_Exercise description_. Print the listing in its entirety and exactly, leaving out images.
+ + + + + + +
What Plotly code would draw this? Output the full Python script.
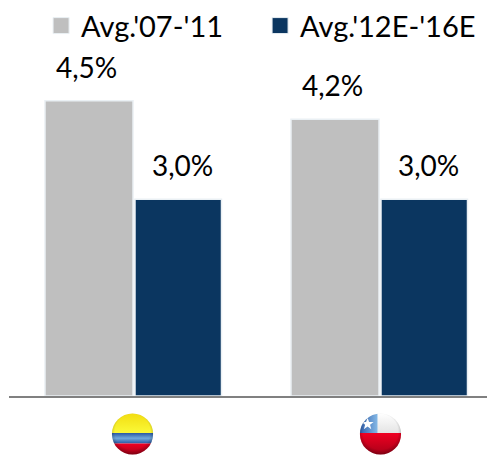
import base64
import plotly.graph_objects as go

categories = ["Colombia", "Chile"]
series_names = ["Avg.'07-'11", "Avg.'12E-'16E"]
hist_values = [4.5, 4.22]
fcst_values = [3.0, 3.0]
hist_labels = ["4,5%", "4,2%"]
fcst_labels = ["3,0%", "3,0%"]
colors = ["#BFBFBF", "#0B3660"]

# The page keeps the browser's 8 px body margin, so the figure is 8 px smaller each way.
W, H = 487, 448
PLOT_H = 388
PX_PER_CAT = 246
PX_PER_UNIT = 65.6
FONT = "Lato, Carlito, Calibri, sans-serif"
FLAG_SHIFT = [-0.006, 0.002]


def flag(body):
    svg = f"""<svg xmlns='http://www.w3.org/2000/svg' width='84' height='84' viewBox='0 0 42 42'>
<defs><clipPath id='c'><circle cx='21' cy='21' r='20.6'/></clipPath>
<radialGradient id='g' cx='50%' cy='45%' r='56%'>
<stop offset='0.75' stop-color='#000' stop-opacity='0'/>
<stop offset='1' stop-color='#000' stop-opacity='0.32'/></radialGradient>
<linearGradient id='b' x1='0' y1='0' x2='0' y2='1'><stop offset='0' stop-color='#2A58A2'/><stop offset='0.5' stop-color='#6FA8DC'/><stop offset='1' stop-color='#2A58A2'/></linearGradient>
<linearGradient id='r' x1='0' y1='0' x2='0' y2='1'><stop offset='0' stop-color='#F00022'/><stop offset='1' stop-color='#A80018'/></linearGradient>
<linearGradient id='y' x1='0' y1='0' x2='0' y2='1'><stop offset='0' stop-color='#F2DC10'/><stop offset='1' stop-color='#FBFB3A'/></linearGradient>
<linearGradient id='w' x1='0' y1='0' x2='0' y2='1'><stop offset='0' stop-color='#FFFFFF'/><stop offset='1' stop-color='#E4E4E4'/></linearGradient>
<linearGradient id='s' x1='0' y1='0' x2='1' y2='0'><stop offset='0' stop-color='#2F5DAA'/><stop offset='1' stop-color='#84B8E6'/></linearGradient>
</defs><g clip-path='url(#c)'>{body}<rect width='42' height='42' fill='url(#g)'/></g></svg>"""
    return "data:image/svg+xml;base64," + base64.b64encode(svg.encode()).decode()


colombia = ("<rect width='42' height='21' fill='url(#y)'/>"
            "<rect y='20' width='42' height='10.5' fill='url(#b)'/>"
            "<rect y='30.5' width='42' height='11.5' fill='url(#r)'/>")
chile = ("<rect width='42' height='20' fill='url(#w)'/>"
         "<rect width='18' height='20' fill='url(#s)'/>"
         "<polygon points='8,6.5 9.6,11 14.3,11.1 10.6,14 11.9,18.6 8,15.9 4.1,18.6 5.4,14 1.7,11.1 6.4,11' fill='#fff' transform='translate(0.5,-1.5) scale(0.95)'/>"
         "<rect y='20' width='42' height='22' fill='url(#r)'/>")
flags = [flag(colombia), flag(chile)]

bar_geometry = [(-89 / PX_PER_CAT, 88 / PX_PER_CAT), (1 / PX_PER_CAT, 86.5 / PX_PER_CAT)]

fig = go.Figure()
for name, vals, col, (off, wid) in zip(series_names, [hist_values, fcst_values], colors, bar_geometry):
    fig.add_trace(go.Bar(x=[0, 1], y=vals, name=name, showlegend=False, offset=off, width=wid,
                         marker=dict(color=col, line=dict(color="#EAF0F4", width=1.5))))
    fig.add_trace(go.Scatter(x=[None], y=[None], name=name, mode="markers",
                             marker=dict(symbol="square", size=16, color=col,
                                         line=dict(color="#EAF0F4", width=1))))

annotations = []
for off, vals, labels, dx in [(-0.18, hist_values, hist_labels, -3),
                              (0.18, fcst_values, fcst_labels, 4)]:
    for i, (v, t) in enumerate(zip(vals, labels)):
        annotations.append(dict(x=i + off, y=v, text=t, showarrow=False, xref="x", yref="y",
                                yanchor="bottom", yshift=15, xshift=dx,
                                font=dict(family=FONT, size=28, color="#000000")))

images = [dict(source=f, xref="x", yref="paper", x=i + FLAG_SHIFT[i], y=-(434 - 396) / PLOT_H,
               sizex=42 / PX_PER_CAT, sizey=42 / PLOT_H, xanchor="center", yanchor="middle",
               sizing="contain", layer="above") for i, f in enumerate(flags)]

fig.update_layout(
    width=W, height=H, autosize=False,
    margin=dict(l=1, r=0, t=0, b=H - PLOT_H, autoexpand=False),
    paper_bgcolor="white", plot_bgcolor="white",
    barmode="group",
    showlegend=True,
    legend=dict(orientation="h", x=0.066, y=1.02, xanchor="left", yanchor="top",
                font=dict(family=FONT, size=29, color="#000000"),
                bgcolor="rgba(0,0,0,0)", itemsizing="trace", entrywidth=174, entrywidthmode="pixels",
                itemclick=False),
    xaxis=dict(range=[-125 / PX_PER_CAT, 361 / PX_PER_CAT], tickvals=[0, 1], ticktext=["", ""],
               showgrid=False, zeroline=False, showline=True, linecolor="#808080", linewidth=2,
               ticks="", fixedrange=True),
    yaxis=dict(range=[0, PLOT_H / PX_PER_UNIT], visible=False, fixedrange=True),
    annotations=annotations, images=images,
)
fig.write_html("out.html", config=dict(displayModeBar=False))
+ + + + + + +
_Complete answer_.
What Plotly code would draw this? Output the full Python script.
import base64
import plotly.graph_objects as go

categories = ["Colombia", "Chile"]
series_names = ["Avg.'07-'11", "Avg.'12E-'16E"]
hist_values = [4.5, 4.22]
fcst_values = [3.0, 3.0]
hist_labels = ["4,5%", "4,2%"]
fcst_labels = ["3,0%", "3,0%"]
colors = ["#BFBFBF", "#0B3660"]

# The page keeps the browser's 8 px body margin, so the figure is 8 px smaller each way.
W, H = 487, 448
PLOT_H = 388
PX_PER_CAT = 246
PX_PER_UNIT = 65.6
FONT = "Lato, Carlito, Calibri, sans-serif"
FLAG_SHIFT = [-0.006, 0.002]


def flag(body):
    svg = f"""<svg xmlns='http://www.w3.org/2000/svg' width='84' height='84' viewBox='0 0 42 42'>
<defs><clipPath id='c'><circle cx='21' cy='21' r='20.6'/></clipPath>
<radialGradient id='g' cx='50%' cy='45%' r='56%'>
<stop offset='0.75' stop-color='#000' stop-opacity='0'/>
<stop offset='1' stop-color='#000' stop-opacity='0.32'/></radialGradient>
<linearGradient id='b' x1='0' y1='0' x2='0' y2='1'><stop offset='0' stop-color='#2A58A2'/><stop offset='0.5' stop-color='#6FA8DC'/><stop offset='1' stop-color='#2A58A2'/></linearGradient>
<linearGradient id='r' x1='0' y1='0' x2='0' y2='1'><stop offset='0' stop-color='#F00022'/><stop offset='1' stop-color='#A80018'/></linearGradient>
<linearGradient id='y' x1='0' y1='0' x2='0' y2='1'><stop offset='0' stop-color='#F2DC10'/><stop offset='1' stop-color='#FBFB3A'/></linearGradient>
<linearGradient id='w' x1='0' y1='0' x2='0' y2='1'><stop offset='0' stop-color='#FFFFFF'/><stop offset='1' stop-color='#E4E4E4'/></linearGradient>
<linearGradient id='s' x1='0' y1='0' x2='1' y2='0'><stop offset='0' stop-color='#2F5DAA'/><stop offset='1' stop-color='#84B8E6'/></linearGradient>
</defs><g clip-path='url(#c)'>{body}<rect width='42' height='42' fill='url(#g)'/></g></svg>"""
    return "data:image/svg+xml;base64," + base64.b64encode(svg.encode()).decode()


colombia = ("<rect width='42' height='21' fill='url(#y)'/>"
            "<rect y='20' width='42' height='10.5' fill='url(#b)'/>"
            "<rect y='30.5' width='42' height='11.5' fill='url(#r)'/>")
chile = ("<rect width='42' height='20' fill='url(#w)'/>"
         "<rect width='18' height='20' fill='url(#s)'/>"
         "<polygon points='8,6.5 9.6,11 14.3,11.1 10.6,14 11.9,18.6 8,15.9 4.1,18.6 5.4,14 1.7,11.1 6.4,11' fill='#fff' transform='translate(0.5,-1.5) scale(0.95)'/>"
         "<rect y='20' width='42' height='22' fill='url(#r)'/>")
flags = [flag(colombia), flag(chile)]

bar_geometry = [(-89 / PX_PER_CAT, 88 / PX_PER_CAT), (1 / PX_PER_CAT, 86.5 / PX_PER_CAT)]

fig = go.Figure()
for name, vals, col, (off, wid) in zip(series_names, [hist_values, fcst_values], colors, bar_geometry):
    fig.add_trace(go.Bar(x=[0, 1], y=vals, name=name, showlegend=False, offset=off, width=wid,
                         marker=dict(color=col, line=dict(color="#EAF0F4", width=1.5))))
    fig.add_trace(go.Scatter(x=[None], y=[None], name=name, mode="markers",
                             marker=dict(symbol="square", size=16, color=col,
                                         line=dict(color="#EAF0F4", width=1))))

annotations = []
for off, vals, labels, dx in [(-0.18, hist_values, hist_labels, -3),
                              (0.18, fcst_values, fcst_labels, 4)]:
    for i, (v, t) in enumerate(zip(vals, labels)):
        annotations.append(dict(x=i + off, y=v, text=t, showarrow=False, xref="x", yref="y",
                                yanchor="bottom", yshift=15, xshift=dx,
                                font=dict(family=FONT, size=28, color="#000000")))

images = [dict(source=f, xref="x", yref="paper", x=i + FLAG_SHIFT[i], y=-(434 - 396) / PLOT_H,
               sizex=42 / PX_PER_CAT, sizey=42 / PLOT_H, xanchor="center", yanchor="middle",
               sizing="contain", layer="above") for i, f in enumerate(flags)]

fig.update_layout(
    width=W, height=H, autosize=False,
    margin=dict(l=1, r=0, t=0, b=H - PLOT_H, autoexpand=False),
    paper_bgcolor="white", plot_bgcolor="white",
    barmode="group",
    showlegend=True,
    legend=dict(orientation="h", x=0.066, y=1.02, xanchor="left", yanchor="top",
                font=dict(family=FONT, size=29, color="#000000"),
                bgcolor="rgba(0,0,0,0)", itemsizing="trace", entrywidth=174, entrywidthmode="pixels",
                itemclick=False),
    xaxis=dict(range=[-125 / PX_PER_CAT, 361 / PX_PER_CAT], tickvals=[0, 1], ticktext=["", ""],
               showgrid=False, zeroline=False, showline=True, linecolor="#808080", linewidth=2,
               ticks="", fixedrange=True),
    yaxis=dict(range=[0, PLOT_H / PX_PER_UNIT], visible=False, fixedrange=True),
    annotations=annotations, images=images,
)
fig.write_html("out.html", config=dict(displayModeBar=False))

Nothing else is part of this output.